The controversial new EU copyright laws Article 11 and Article 13 of the new copyright Directive of the European Parliament was passed on March 26, 2019. Now, people are busy thinking about how the European internet will change. When these articles were announced, the online community was concerned that memes and gifs would disappear under the censorship. However, the European Parliament has reassured the public that they will be exempt from this regulation. Despite these assurances, there are still plenty of people who think that increased censorship or regulation will only lead to more problems for creators and internet users.

“I think the main fear that a lot of people have is that it’s going to result in – kind of – an over-policing of a lot of content,” says Azad Niroomand, an exchange student at Sciences Po. Azad voices a common concern about the future of platforms like YouTube which have come under fire in the recent months for their handling of copyright claims and disputes.

Articles 11 and 13 are new copyright laws. Article 11 makes it so a large company like Facebook or Google would need to pay for the individual copyright to every link which they display. A press release from the EU Parliament states that “Hyperlinks to news articles, accompanied by ‘individual words or very short extracts’, can be shared freely.” This means that you and your friends will still be able to send around the newest hot article to each other, but if you are Google, then you might not be able to display the top 100 headlines without paying royalties to those news companies. Article 13 pertains to the ownership of content. It will act as a filter to stop copyrighted content from being wrongly uploaded. A platform will become directly responsible for the content that its users post. If you upload the entire Beatles catalogue to YouTube, then YouTube is responsible for it. This raises a lot of questions about how YouTube will manage to police their content further than they already do. All it takes is a Google search for videos about the copyright strike system on the platform to understand that people are unhappy with YouTube’s approach to dealing with ownership.

These new internet regulations are raising a lot of questions about what responsible rules look like. There is a fine balance between protecting people’s rights and stripping them away. How similarly can we supervise the internet compared to television or radio?
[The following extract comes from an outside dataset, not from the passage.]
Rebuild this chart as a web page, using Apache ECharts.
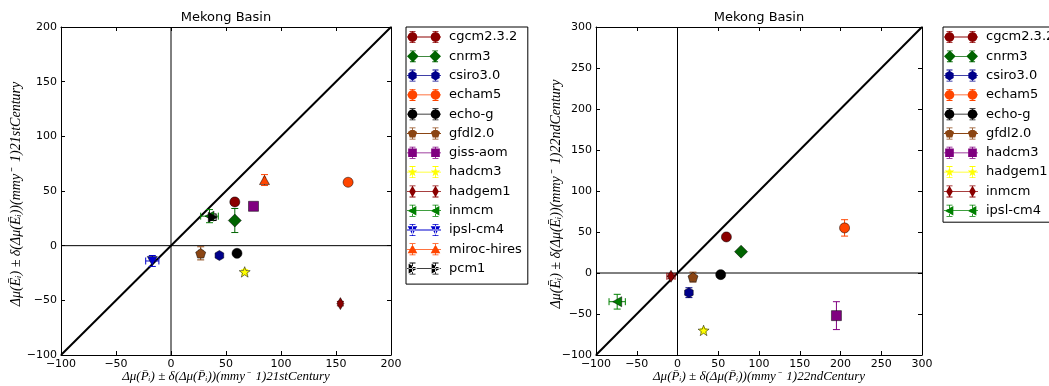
<!DOCTYPE html>
<html><head><meta charset="utf-8">
<script src="https://cdn.jsdelivr.net/npm/echarts@6/dist/echarts.min.js"></script>
<style>html,body{margin:0;padding:0;background:#fff;overflow:hidden}
#c1{position:absolute;left:0;top:0;width:540px;height:386px}
#c2{position:absolute;left:540px;top:0;width:509px;height:386px}</style>
</head><body><div id="c1"></div><div id="c2"></div>
<script>
// ---------- data: 21st century ----------
const models21 = ['cgcm2.3.2','cnrm3','csiro3.0','echam5','echo-g','gfdl2.0','giss-aom','hadcm3','hadgem1','inmcm','ipsl-cm4','miroc-hires','pcm1'];
const dP21   = [58, 58, 44, 161, 60, 27, 75, 67, 154, 35, -17, 85, 38];
const dE21   = [40, 23, -9, 58, -7, -7, 36, -24, -53, 27, -14, 60, 26];
const errP21 = [2, 2, 1, 2, 1, 2, 1, 1, 1, 8, 6, 1, 3];
const errE21 = [3, 11, 1, 3, 1, 6, 2, 2, 2, 6, 5, 5, 3];
// ---------- data: 22nd century ----------
const models22 = ['cgcm2.3.2','cnrm3','csiro3.0','echam5','echo-g','gfdl2.0','hadcm3','hadgem1','inmcm','ipsl-cm4'];
const dP22   = [60, 78, 14, 205, 53, 19, 195, 32, -8, -74];
const dE22   = [44, 26, -24, 55, -2, -5, -52, -70, -4, -35];
const errP22 = [2, 2, 2, 3, 1, 2, 2, 1, 5, 10];
const errE22 = [2, 2, 6, 10, 2, 6, 17, 2, 3, 9];
// axis ticks [min, max, step]
const xTicks21 = [-100, 200, 50];
const yTicks21 = [-100, 200, 50];
const xTicks22 = [-100, 300, 50];
const yTicks22 = [-100, 300, 50];
const titleText = 'Mekong Basin';
const xLabel21 = 'Δμ(P̄ᵢ) ± δ(Δμ(P̄ᵢ))(mmy⁻  1)21stCentury';
const yLabel21 = 'Δμ(Ēᵢ) ± δ(Δμ(Ēᵢ))(mmy⁻  1)21stCentury';
const xLabel22 = 'Δμ(P̄ᵢ) ± δ(Δμ(P̄ᵢ))(mmy⁻  1)22ndCentury';
const yLabel22 = 'Δμ(Ēᵢ) ± δ(Δμ(Ēᵢ))(mmy⁻  1)22ndCentury';

// ---------- styles ----------
const marker21 = ['o','D','h','o','o','p','s','*','d','<','v','^','>'];
const color21 = ['#8b0000','#006400','#00008b','#ff4500','#000000','#8b4513','#800080','#ffff00','#8b0000','#008000','#0000cd','#ff4500','#000000'];
const marker22 = ['o','D','h','o','o','p','s','*','d','<'];
const color22 = ['#8b0000','#006400','#00008b','#ff4500','#000000','#8b4513','#800080','#ffff00','#8b0000','#008000'];

function shapePts(m, cx, cy, r) {
  const pts = [];
  const poly = (n, start, rr) => { for (let i = 0; i < n; i++) { const a = (start + i * 360 / n) * Math.PI / 180; pts.push([cx + rr * Math.cos(a), cy + rr * Math.sin(a)]); } };
  switch (m) {
    case 'o': poly(24, 0, r); break;
    case 'D': pts.push([cx, cy - r*1.25], [cx + r*1.25, cy], [cx, cy + r*1.25], [cx - r*1.25, cy]); break;
    case 'd': pts.push([cx, cy - r*1.2], [cx + r*0.7, cy], [cx, cy + r*1.2], [cx - r*0.7, cy]); break;
    case 's': pts.push([cx - r*0.9, cy - r*0.9], [cx + r*0.9, cy - r*0.9], [cx + r*0.9, cy + r*0.9], [cx - r*0.9, cy + r*0.9]); break;
    case 'h': poly(6, -90, r); break;
    case 'p': poly(5, -90, r); break;
    case '*': for (let i = 0; i < 10; i++) { const a = (-90 + i * 36) * Math.PI / 180; const rr = i % 2 ? r * 0.42 : r*1.05; pts.push([cx + rr * Math.cos(a), cy + rr * Math.sin(a)]); } break;
    case '^': pts.push([cx, cy - r], [cx + r, cy + r*0.8], [cx - r, cy + r*0.8]); break;
    case 'v': pts.push([cx, cy + r], [cx + r, cy - r*0.8], [cx - r, cy - r*0.8]); break;
    case '<': pts.push([cx - r, cy], [cx + r*0.8, cy - r], [cx + r*0.8, cy + r]); break;
    case '>': pts.push([cx + r, cy], [cx - r*0.8, cy - r], [cx - r*0.8, cy + r]); break;
  }
  return 'M' + pts.map(p => p[0].toFixed(2) + ',' + p[1].toFixed(2)).join('L') + 'Z';
}
const markerSize = { o: 10, D: 13, d: 12, s: 10, h: 10, p: 10, '*': 11, '^': 10, v: 10, '<': 10, '>': 10 };
function symbolFor(m) { return 'path://' + shapePts(m, 0, 0, 10); }
function legendIcon(m) {
  let p = 'M0,5.6L34,5.6L34,6.4L0,6.4Z';
  [5.5, 28.5].forEach(cx => {
    p += 'M' + (cx - 0.4) + ',0L' + (cx + 0.4) + ',0L' + (cx + 0.4) + ',12L' + (cx - 0.4) + ',12Z';
    p += 'M' + (cx - 3) + ',0L' + (cx + 3) + ',0L' + (cx + 3) + ',0.8L' + (cx - 3) + ',0.8Z';
    p += 'M' + (cx - 3) + ',11.2L' + (cx + 3) + ',11.2L' + (cx + 3) + ',12L' + (cx - 3) + ',12Z';
    p += shapePts(m, cx, 6, 4.8);
  });
  return 'path://' + p;
}
const uminus = v => v < 0 ? '\u2212' + (-v) : '' + v;

function errRender(params, api) {
  const x = api.value(0), y = api.value(1), ex = api.value(2), ey = api.value(3);
  const col = api.visual('color');
  const cap = 3.5, ch = [];
  const st = { stroke: col, lineWidth: 1 };
  if (ex > 0) {
    const l = api.coord([x - ex, y]), r = api.coord([x + ex, y]);
    ch.push({ type: 'line', shape: { x1: l[0], y1: l[1], x2: r[0], y2: r[1] }, style: st });
    ch.push({ type: 'line', shape: { x1: l[0], y1: l[1] - cap, x2: l[0], y2: l[1] + cap }, style: st });
    ch.push({ type: 'line', shape: { x1: r[0], y1: r[1] - cap, x2: r[0], y2: r[1] + cap }, style: st });
  }
  if (ey > 0) {
    const t = api.coord([x, y + ey]), b = api.coord([x, y - ey]);
    ch.push({ type: 'line', shape: { x1: t[0], y1: t[1], x2: b[0], y2: b[1] }, style: st });
    ch.push({ type: 'line', shape: { x1: t[0] - cap, y1: t[1], x2: t[0] + cap, y2: t[1] }, style: st });
    ch.push({ type: 'line', shape: { x1: b[0] - cap, y1: b[1], x2: b[0] + cap, y2: b[1] }, style: st });
  }
  return { type: 'group', children: ch };
}

function build(el, cfg) {
  const chart = echarts.init(el, null, { renderer: 'canvas' });
  const g = cfg.grid;
  const axCommon = (t, pos, showLabel) => ({
    type: 'value', position: pos, min: t[0], max: t[1], interval: t[2],
    axisLine: { show: true, onZero: false, lineStyle: { color: '#000', width: 1 } },
    axisTick: { show: true, inside: true, length: 4, lineStyle: { color: '#000' } },
    splitLine: { show: false },
    axisLabel: { show: showLabel, formatter: uminus, color: '#000', fontFamily: 'DejaVu Sans', fontSize: 11 }
  });
  const xA0 = axCommon(cfg.xt, 'bottom', true); xA0.axisLabel.margin = 4;
  const yA0 = axCommon(cfg.yt, 'left', true); yA0.axisLabel.margin = 4;
  const series = [];
  series.push({ type: 'line', silent: true, symbol: 'none', data: [[0, cfg.yt[0]], [0, cfg.yt[1]]], lineStyle: { color: '#000', width: 1 }, z: 1, animation: false });
  series.push({ type: 'line', silent: true, symbol: 'none', data: [[cfg.xt[0], 0], [cfg.xt[1], 0]], lineStyle: { color: '#000', width: 1 }, z: 1, animation: false });
  const dmax = Math.min(cfg.xt[1], cfg.yt[1]);
  series.push({ type: 'line', silent: true, symbol: 'none', data: [[-100, -100], [dmax, dmax]], lineStyle: { color: '#000', width: 2 }, z: 1, animation: false });
  cfg.models.forEach((name, i) => {
    const m = cfg.markers[i];
    series.push({
      type: 'scatter', name, data: [[cfg.px[i], cfg.py[i]]],
      symbol: symbolFor(m), symbolKeepAspect: true, symbolSize: markerSize[m],
      itemStyle: { color: cfg.colors[i], borderColor: '#000', borderWidth: 0.5, opacity: 1 },
      z: 4, animation: false
    });
    series.push({
      type: 'custom', name, renderItem: errRender,
      data: [[cfg.px[i], cfg.py[i], cfg.ex[i], cfg.ey[i]]],
      itemStyle: { color: cfg.colors[i] }, z: 3, animation: false, silent: true
    });
  });
  const cxp = g.left + g.width / 2;
  chart.setOption({
    animation: false,
    grid: { left: g.left, top: g.top, width: g.width, height: g.height, containLabel: false },
    xAxis: [xA0, axCommon(cfg.xt, 'top', false)],
    yAxis: [yA0, axCommon(cfg.yt, 'right', false)],
    legend: {
      orient: 'vertical', left: cfg.legLeft, top: 27,
      data: cfg.models.map((n, i) => ({ name: n, icon: legendIcon(cfg.markers[i]) })),
      itemWidth: 34, itemHeight: 12, itemGap: 6.3,
      padding: [3.5, 6, cfg.legPadB, 1], borderColor: '#000', borderWidth: 1, borderRadius: 0,
      backgroundColor: '#fff', selectedMode: false,
      itemStyle: { borderWidth: 0 },
      textStyle: { fontFamily: 'DejaVu Sans', fontSize: 13, color: '#000', padding: [0, 0, 0, 3] }
    },
    graphic: [
      { type: 'text', x: cxp, y: 18, style: { text: titleText, font: '13px "DejaVu Sans"', fill: '#000', textAlign: 'center', textVerticalAlign: 'middle' } },
      { type: 'text', x: cxp, y: 377, style: { text: cfg.xl, font: 'italic 13px "Liberation Serif"', fill: '#000', textAlign: 'center', textVerticalAlign: 'middle' } },
      { type: 'text', x: 16, y: 194, rotation: Math.PI / 2, style: { text: cfg.yl, font: 'italic 14px "Liberation Serif"', fill: '#000', textAlign: 'center', textVerticalAlign: 'middle' } }
    ],
    series
  });
}

build(document.getElementById('c1'), {
  grid: { left: 61, top: 27, width: 330, height: 328 }, legLeft: 406, legPadB: 9,
  xt: xTicks21, yt: yTicks21, models: models21, px: dP21, py: dE21, ex: errP21, ey: errE21,
  markers: marker21, colors: color21, xl: xLabel21, yl: yLabel21
});
build(document.getElementById('c2'), {
  grid: { left: 56, top: 27, width: 326, height: 328 }, legLeft: 403, legPadB: 5,
  xt: xTicks22, yt: yTicks22, models: models22, px: dP22, py: dE22, ex: errP22, ey: errE22,
  markers: marker22, colors: color22, xl: xLabel22, yl: yLabel22
});
</script></body></html>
Are the people in power the right ones to be making these decisions? The internet has been a hot-topic of regulation over the past couple of years. In 2017, the American Federal Communications Commission repealed the net neutrality laws which former President Barack Obama enacted. This policy prohibited the blocking, throttling of speeds, and the ability for companies to pay for a bandwidth priority. However, also on March 26th, a new bill, which would bring back the Obama-era policies, entitled the “Save the Internet Act” passed the first round of voting. These new regulatory policies and reforms are the first examples that we have of internet standardization. It is likely that even if these policies work, our understanding of the internet will evolve in ways which we cannot possibly imagine.

“What makes the internet remarkable, like any form of media and information sharing, is its openness and the ability for anyone, everywhere, to access everything… The fears that are surrounding a lot of these types of legislation, whether it’s Article 13 or the repeal of net neutrality, is the fact that it sort of then prioritizes certain types of content and commercializes what should be an open and free platform,” states Azad.

Echoing similar concerns to Azad is another exchange student, Eugene Fernandes, who fears that these new laws will affect commentary channels on YouTube like ‘CinemaSins’ who make videos about ridiculous errors and oversights in movies. He ends his thoughts by saying, “So the only people who’ll end up continuing to make money would be the big corporations and agencies. But I’m still finding this hard to believe.”

Another Sciences Po student, this time a French native, Nicholas Guignard is not worried about the new articles. He refers to the first years of the internet as a pirate age where people were able to steal and download whatever content they wanted. He thinks that it is about time for standardization across platforms to become a reality. These laws are only going to affect people who are wrongfully profiting off of stolen content. Nicholas also does not seem worried about any adverse potential effects on education. He states, “for teaching, the internet is never going to check that, if you use an image on your powerpoint – they will never fine you for that.”

The controversial vote has been even further ridiculed since Martin Kinnunen, a member of the Swedish parliament posted on Twitter “Feltryckning av våra MEPs i den röstningen” which roughly translates to “ An error/mistake of our representatives in the voting”. Roughly 10 MEPs have been reported as saying that they pressed the wrong button. Their votes would have stopped the articles from passing, but EU rules say that they must go through and can only be changed for the record.

Nicholas Dungan, a professor at Sciences Po and expert in European politics, thinks that “European citizens will largely tolerate, [the policies] preferring order to lack of protection,” citing the EU’s General Data Protection Regulation as precedent. However, he acknowledges the articles as “possibly overkill and much criticized.” The future of the Internet is a complete mystery. At the very least, we can continue to remain vigilant and fight for what regulations we think should and should not exist.